A unique-join table (UJT) is a base table which is joined by its unique columns with a predicate on the base table. The UJT is rewritten as an IN-list predicate. The query rewrite triggered by results feedback for UJTs can provide a significant performance improvement when a UJT is empty and expensive join operations can be eliminated.

To qualify as a UJT, the base table cannot be a DBC table, and the non-join columns of the base table cannot be referenced in the SELECT clause.

Example: IPE results feedback for a noncorrelated scalar subquery

First the optimizer detects the noncorrelated scalar subquery (bolded in the example).

SELECT *
FROM t1, (SELECT t2.a2
          FROM t2, t3
          WHERE t2.a2 = t3.a3
          GROUP BY t2.a2) AS dt (a2)
WHERE t1.a1 < (SELECT MAX(t4.a4)
               FROM t4)
AND   t1.a1 = dt.a2;

Then the optimizer forms a fragment to run the scalar subquery.

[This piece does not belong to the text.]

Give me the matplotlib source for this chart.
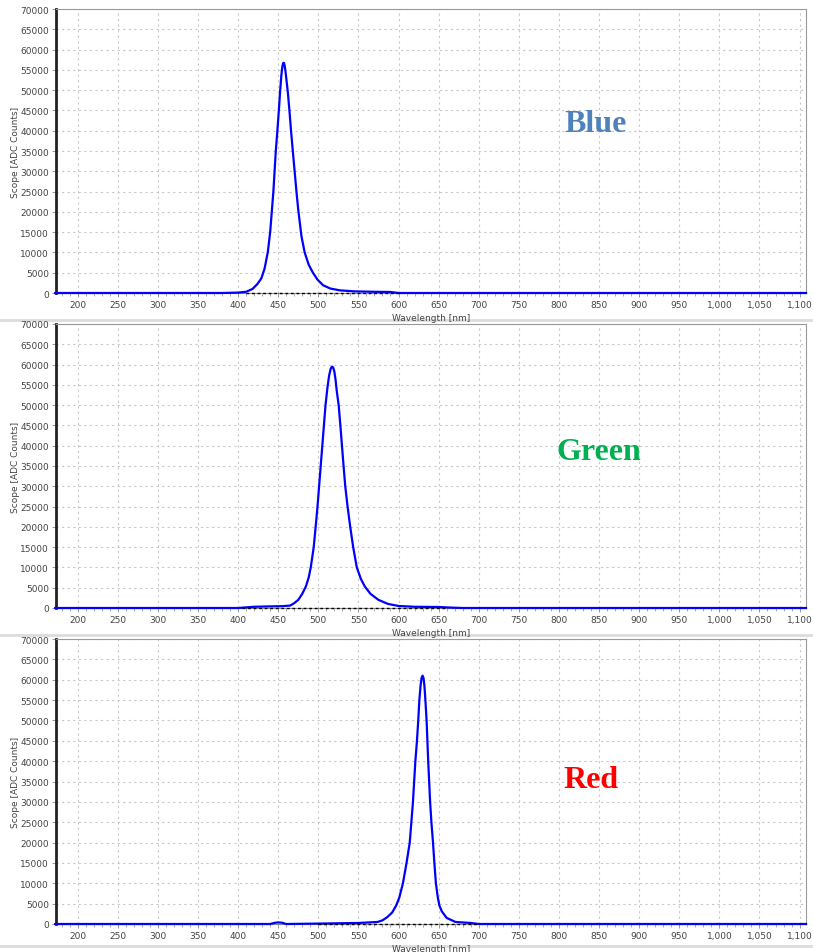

The result of the scalar subquery is fed back to the optimizer and the result is substituted for the scalar subquery.

Assume that the result is 20. The substitution enables the following query rewrites:

Using transitive closure to derive predicates.

SELECT *
FROM t1, (SELECT t2.a2
          FROM t2, t3
          WHERE t2.a2 = t3.a3
          GROUP BY t2.a2) AS dt (a2)
WHERE t1.a1 < 20 
AND   t1.a1 = dt.a2
AND   dt.a2 < 20;

Pushing the derived predicate into a derived table.

SELECT *
FROM t1, (SELECT t2.a2
          FROM t2, t3
          WHERE t2.a2 = t3.a3
          AND   t2.a2 < 20 
          GROUP BY t2.a2) AS dt (a2)
WHERE t1.a1 <  20 
AND   t1.a1 = dt.a2
AND   dt.a2 < 20;

Using transitive closure to derive predicates inside the derived table.

SELECT *
FROM t1, (SELECT t2.a2
          FROM t2, t3
          WHERE t2.a2 = t3.a3
          AND   t2.a2 < 20 
          AND   t3.a3 < 20 
          GROUP BY t2.a2) AS dt (a2)
WHERE t1.a1 <  20 
AND   t1.a1 = dt.a2
AND   dt.a2 < 20;

Further advanced optimizations such as partition elimination can then occur.